==== Entries provided

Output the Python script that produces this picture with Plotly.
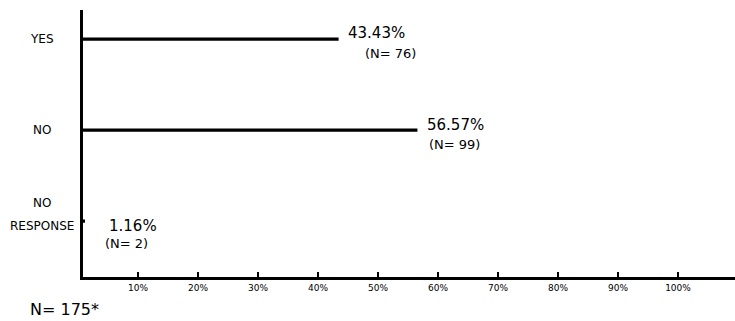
import plotly.graph_objects as go

answers = ["YES", "NO", "NO RESPONSE"]
percents = [43.43, 56.57, 1.16]
counts = [76, 99, 2]
total_n = 175
tick_vals = [10, 20, 30, 40, 50, 60, 70, 80, 90, 100]
tick_text = [f"{v}%" for v in tick_vals]

fig = go.Figure(go.Bar(
    x=percents, y=answers, orientation="h",
    marker=dict(color="black", line=dict(width=0)),
    width=0.035,
))

# value labels to the right of each line: (pct xshift, pct yshift, N xshift, N yshift)
shifts = {"YES": (7, 6, 24, -14), "NO": (8, 5, 10, -14), "NO RESPONSE": (22, -5, 18, -22)}
for a, p, n in zip(answers, percents, counts):
    px, py, nx, ny = shifts[a]
    fig.add_annotation(x=p, y=a, text=f"{p:.2f}%", showarrow=False, xanchor="left",
                       xshift=px, yshift=py, font=dict(size=15))
    fig.add_annotation(x=p, y=a, text=f"(N= {n})", showarrow=False, xanchor="left",
                       xshift=nx, yshift=ny, font=dict(size=13))

# category labels on the left, hand-placed lines
label_lines = {"YES": [("YES", 0)], "NO": [("NO", 0)],
               "NO RESPONSE": [("NO", 18), ("RESPONSE", -5)]}
for a in answers:
    for txt, dy in label_lines[a]:
        fig.add_annotation(x=-41 / 652, xref="paper", y=a, text=txt, showarrow=False,
                           xanchor="center", yshift=dy, font=dict(size=12))

fig.add_annotation(x=-55 / 652, xref="paper", y=0, yref="paper", yanchor="middle",
                   yshift=-32, text=f"N= {total_n}*", showarrow=False,
                   xanchor="left", font=dict(size=16))

fig.update_layout(
    width=735, height=321,
    margin=dict(l=83, r=0, t=10, b=44),
    plot_bgcolor="white", paper_bgcolor="white",
    font=dict(family="DejaVu Sans", color="black"),
    showlegend=False,
    xaxis=dict(range=[0.83, 109.5], tickvals=tick_vals, ticktext=tick_text,
               ticks="inside", ticklen=5, tickwidth=2, tickcolor="black",
               showline=True, linecolor="black", linewidth=3,
               showgrid=False, zeroline=False, tickfont=dict(size=9)),
    yaxis=dict(categoryorder="array", categoryarray=answers[::-1],
               range=[-0.615, 2.32], showticklabels=False,
               showline=True, linecolor="black", linewidth=3,
               showgrid=False, zeroline=False, ticks=""),
)

fig.write_html("out.html", config={"displayModeBar": False},
               post_script="document.body.style.margin='0';")
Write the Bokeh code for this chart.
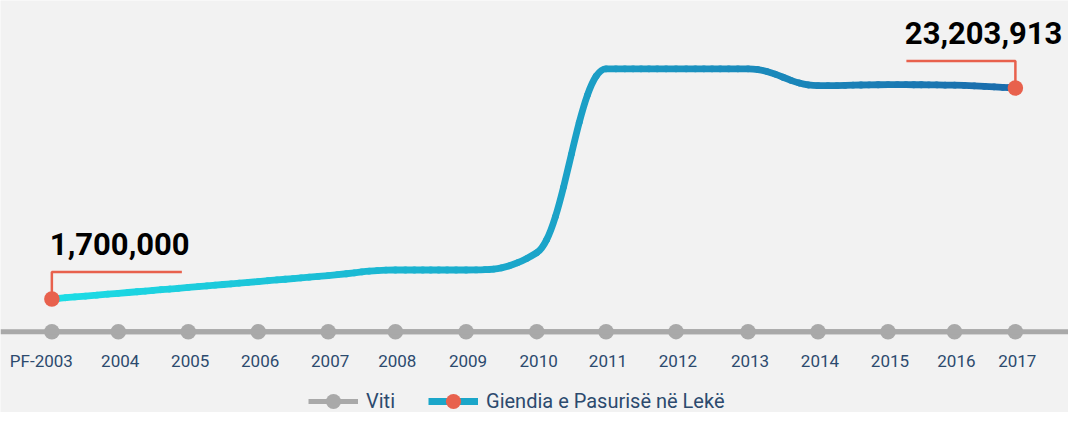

========

(Objective):
All of the lines above should be printed exactly, minus the pictures.

(Final result):
Output the Python script that produces this picture with Plotly.
import plotly.graph_objects as go

answers = ["YES", "NO", "NO RESPONSE"]
percents = [43.43, 56.57, 1.16]
counts = [76, 99, 2]
total_n = 175
tick_vals = [10, 20, 30, 40, 50, 60, 70, 80, 90, 100]
tick_text = [f"{v}%" for v in tick_vals]

fig = go.Figure(go.Bar(
    x=percents, y=answers, orientation="h",
    marker=dict(color="black", line=dict(width=0)),
    width=0.035,
))

# value labels to the right of each line: (pct xshift, pct yshift, N xshift, N yshift)
shifts = {"YES": (7, 6, 24, -14), "NO": (8, 5, 10, -14), "NO RESPONSE": (22, -5, 18, -22)}
for a, p, n in zip(answers, percents, counts):
    px, py, nx, ny = shifts[a]
    fig.add_annotation(x=p, y=a, text=f"{p:.2f}%", showarrow=False, xanchor="left",
                       xshift=px, yshift=py, font=dict(size=15))
    fig.add_annotation(x=p, y=a, text=f"(N= {n})", showarrow=False, xanchor="left",
                       xshift=nx, yshift=ny, font=dict(size=13))

# category labels on the left, hand-placed lines
label_lines = {"YES": [("YES", 0)], "NO": [("NO", 0)],
               "NO RESPONSE": [("NO", 18), ("RESPONSE", -5)]}
for a in answers:
    for txt, dy in label_lines[a]:
        fig.add_annotation(x=-41 / 652, xref="paper", y=a, text=txt, showarrow=False,
                           xanchor="center", yshift=dy, font=dict(size=12))

fig.add_annotation(x=-55 / 652, xref="paper", y=0, yref="paper", yanchor="middle",
                   yshift=-32, text=f"N= {total_n}*", showarrow=False,
                   xanchor="left", font=dict(size=16))

fig.update_layout(
    width=735, height=321,
    margin=dict(l=83, r=0, t=10, b=44),
    plot_bgcolor="white", paper_bgcolor="white",
    font=dict(family="DejaVu Sans", color="black"),
    showlegend=False,
    xaxis=dict(range=[0.83, 109.5], tickvals=tick_vals, ticktext=tick_text,
               ticks="inside", ticklen=5, tickwidth=2, tickcolor="black",
               showline=True, linecolor="black", linewidth=3,
               showgrid=False, zeroline=False, tickfont=dict(size=9)),
    yaxis=dict(categoryorder="array", categoryarray=answers[::-1],
               range=[-0.615, 2.32], showticklabels=False,
               showline=True, linecolor="black", linewidth=3,
               showgrid=False, zeroline=False, ticks=""),
)

fig.write_html("out.html", config={"displayModeBar": False},
               post_script="document.body.style.margin='0';")
Write the Bokeh code for this chart.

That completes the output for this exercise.